The pictures accompanying the stories of that first-grade shooting case in Michigan make it clear that the victim was white and the shooter was black. And yet the papers have been virtually silent on this point. Today’s NYT effort is a case in point. But the reporting does say that the boy had previous run-ins with the girl, which means the papers have to investigate whether this was racial friction. Have they done this? If they have and race indeed had nothing to do with what happened, then the current thrust of the coverage is right. Or is the situation more complicated but the papers would just rather not get into it? Today’s Papers doesn’t know, but thinks the papers should think that one over.

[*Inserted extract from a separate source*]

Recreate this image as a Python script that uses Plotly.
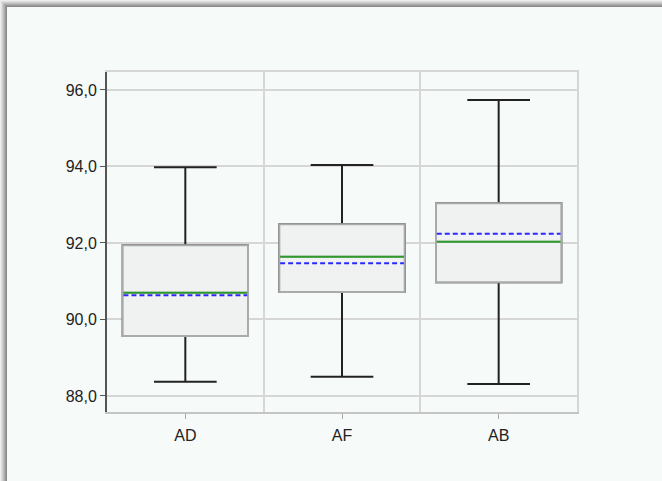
import plotly.graph_objects as go

# Summary statistics per group
categories = ["AD", "AF", "AB"]
lower_whisker = [88.37, 88.50, 88.31]
q1 = [89.57, 90.72, 90.97]
median = [90.70, 91.64, 92.03]
mean = [90.63, 91.47, 92.24]
q3 = [91.94, 92.49, 93.04]
upper_whisker = [93.98, 94.04, 95.74]
y_ticks = [88, 90, 92, 94, 96]

xpos = list(range(len(categories)))
BOX_W = 0.8

fig = go.Figure()

# Whiskers (dark) drawn first
fig.add_trace(go.Box(
    x=xpos, q1=q1, median=median, q3=q3,
    lowerfence=lower_whisker, upperfence=upper_whisker,
    width=BOX_W, whiskerwidth=0.5,
    line=dict(color="#222222", width=2),
    fillcolor="rgba(0,0,0,0)", boxpoints=False,
    hoverinfo="skip", showlegend=False,
))

# Box body (grey outline, light fill) on top of the whisker trace
fig.add_trace(go.Box(
    x=xpos, q1=q1, median=median, q3=q3,
    lowerfence=q1, upperfence=q3,
    width=BOX_W, whiskerwidth=0,
    line=dict(color="#a9aaa9", width=2),
    fillcolor="#eff2f0", boxpoints=False,
    hoverinfo="skip", showlegend=False,
))

def segs(vals):
    xs, ys = [], []
    for i, v in zip(xpos, vals):
        xs += [i - BOX_W / 2 + 0.005, i + BOX_W / 2 - 0.005, None]
        ys += [v, v, None]
    return xs, ys

mx, my = segs(median)
fig.add_trace(go.Scatter(x=mx, y=my, mode="lines",
                         line=dict(color="#2e9a2e", width=2),
                         hoverinfo="skip", showlegend=False))
ax, ay = segs(mean)
fig.add_trace(go.Scatter(x=ax, y=ay, mode="lines",
                         line=dict(color="#2a2aff", width=2, dash="5px,3px"),
                         hoverinfo="skip", showlegend=False))

# Card with soft shadow along top and left edges
L, T, PW, PH = 107, 72, 470, 340
def px(xp):
    return (xp - L) / PW
def py(yp):
    return (T + PH - yp) / PH

shapes = []
for k, a in enumerate([0.06, 0.07, 0.08, 0.09, 0.10, 0.11]):
    shapes.append(dict(type="rect", xref="paper", yref="paper",
                       x0=px(k + 1), x1=px(700), y0=py(k + 1), y1=py(500),
                       fillcolor=f"rgba(0,0,0,{a})", line_width=0, layer="below"))
shapes.append(dict(type="rect", xref="paper", yref="paper",
                   x0=px(7), x1=px(700), y0=py(7), y1=py(500),
                   fillcolor="#f6faf8", line_width=0, layer="below"))

fig.update_layout(
    width=662, height=481,
    margin=dict(l=L, r=662 - L - PW, t=T, b=481 - T - PH),
    paper_bgcolor="#ededed",
    plot_bgcolor="rgba(0,0,0,0)",
    separators=", ",
    boxmode="overlay",
    shapes=shapes,
    font=dict(family="Liberation Sans, Arial, sans-serif", size=16, color="#222222"),
    xaxis=dict(
        range=[-0.5, 2.5],
        tickvals=xpos, ticktext=categories,
        ticks="outside", ticklen=5, tickcolor="#aaaaaa", tickwidth=1,
        ticklabelstandoff=3,
        showgrid=False, zeroline=False,
        showline=True, linecolor="#c4c4c4", linewidth=2, mirror=False,
    ),
    xaxis2=dict(
        overlaying="x", range=[-0.5, 2.5],
        tickvals=[0.5, 1.5], showticklabels=False,
        showgrid=True, gridcolor="#d6d6d6", gridwidth=1.5,
        zeroline=False, showline=True, linecolor="#d6d6d6", linewidth=2,
        side="top",
    ),
    yaxis=dict(
        range=[87.58, 96.47],
        tickvals=y_ticks, tickformat=".1f",
        ticks="outside", ticklen=5, tickcolor="#555555", tickwidth=1,
        showgrid=True, gridcolor="#d6d6d6", gridwidth=1.5,
        zeroline=False, showline=True, linecolor="#555555", linewidth=2,
    ),
    yaxis2=dict(
        overlaying="y", range=[87.58, 96.47], side="right",
        showticklabels=False, showgrid=False, zeroline=False,
        showline=True, linecolor="#d6d6d6", linewidth=2,
    ),
)

# Invisible trace to activate the secondary axes (category separators and frame)
fig.add_trace(go.Scatter(x=[None], y=[None], xaxis="x2", yaxis="y2",
                         showlegend=False, hoverinfo="skip"))

fig.write_html("out.html")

The USAT front reports that a study has for the first time linked pot smoking to an increased risk of a sudden heart attack. How much of a risk? Not as much, says the paper, as a snort of coke but twice as much as couch potato sex. Today’s Papers says plan your weekend accordingly.

The NYT reports inside that the governor of Maine has announced a plan to give every seventh-grader in the state a laptop computer to use at home as well as at school. The story quickly refers to opposition to the plan among legislators who feel the state school system has more pressing concerns. But it doesn’t address another problem: Is it right for the state to pay for computers for students whose families can afford to pay for them?

Within the past year, the NYT’s Tom Friedman has as part of his ongoing paean to the Internet, written enthusiastically about a lone Iowa entrepreneur who was competing against Amazon.com from his spare bedroom. What happens when the powers of the Web are combined with the endorsement of a distinguished NYT columnist? Well, according to Friedman’s effort today, you go broke.